You’re based in Hull, which was of course the UK city of culture last year. Was the impact of the scheme beneficial to artists like yourselves and recognisable within Hull’s music scene?

‘Personally the CoC was not directly beneficial to us. What I mean is that we didn’t get involved in any projects directly and it felt at times that getting through to people in charge of making certain decisions was difficult. That said, it has been a massive positive force in the city even prior to 2017 and as time wore on into the year the enthusiasm soared and the music scene was totally buzzing. Several acts, for want of a better phrase, broke through and I’m sure that was in part to the CoC scheme.
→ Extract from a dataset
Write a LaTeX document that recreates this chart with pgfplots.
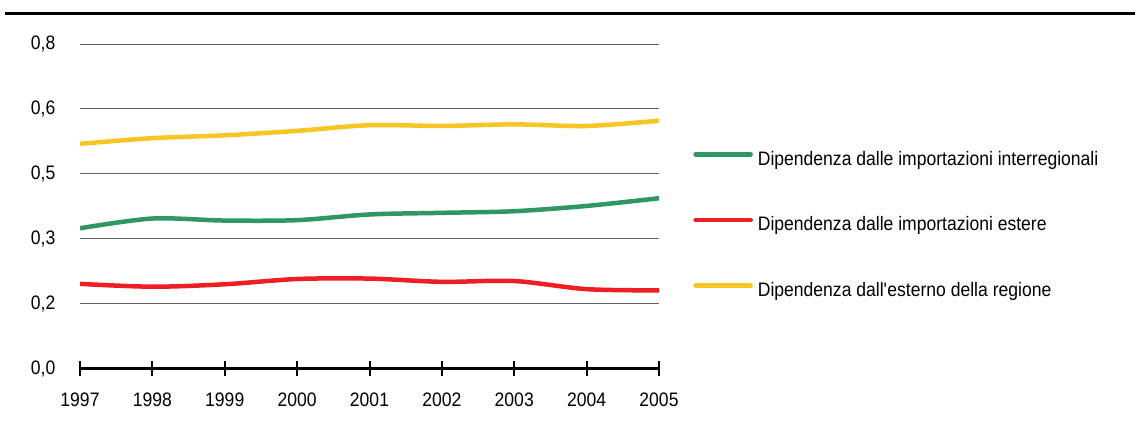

The other positive aspect was that a lot of the media outlets were more focused on Hull for that year so it felt easier to get heard, get featured and make contacts.’

What pieces of gear are most crucial to a Broken Orchestra live set?

‘Everything is crucial and I really feel we all bring something quite important. We currently run a setup that includes samplers, guitar, bass, rhodes, cymbal and percussion. Tom has a great range of guitar pedals from Big Sky, Hudson etc. Some of the things they can do are great and really add some versatility and ambience to the set up. The other main important aspect is the sampler as it really helps us to convey our use of chopped sounds and loops within the live set up. It would have been easy to work in a more organic way for the live stuff but we felt it was more important to still show the way in which the tracks were originally created, chopped and edited albeit from original recordings.’

What can the audience expect from next month’s show? Have you any new material to road test, any one off jams or ideas you’re thinking of running down?

‘In terms of what to expect from us from next month’s show hopefully you can expect a solid, tight, well-rehearsed representation of our recorded music. We’ll be playing a 30 minute set featuring material from the last few years and including stuff from our latest EP Blinded. We’re really excited to be playing Band on the Wall, it’s definitely one of the highlights from our summer run of shows.’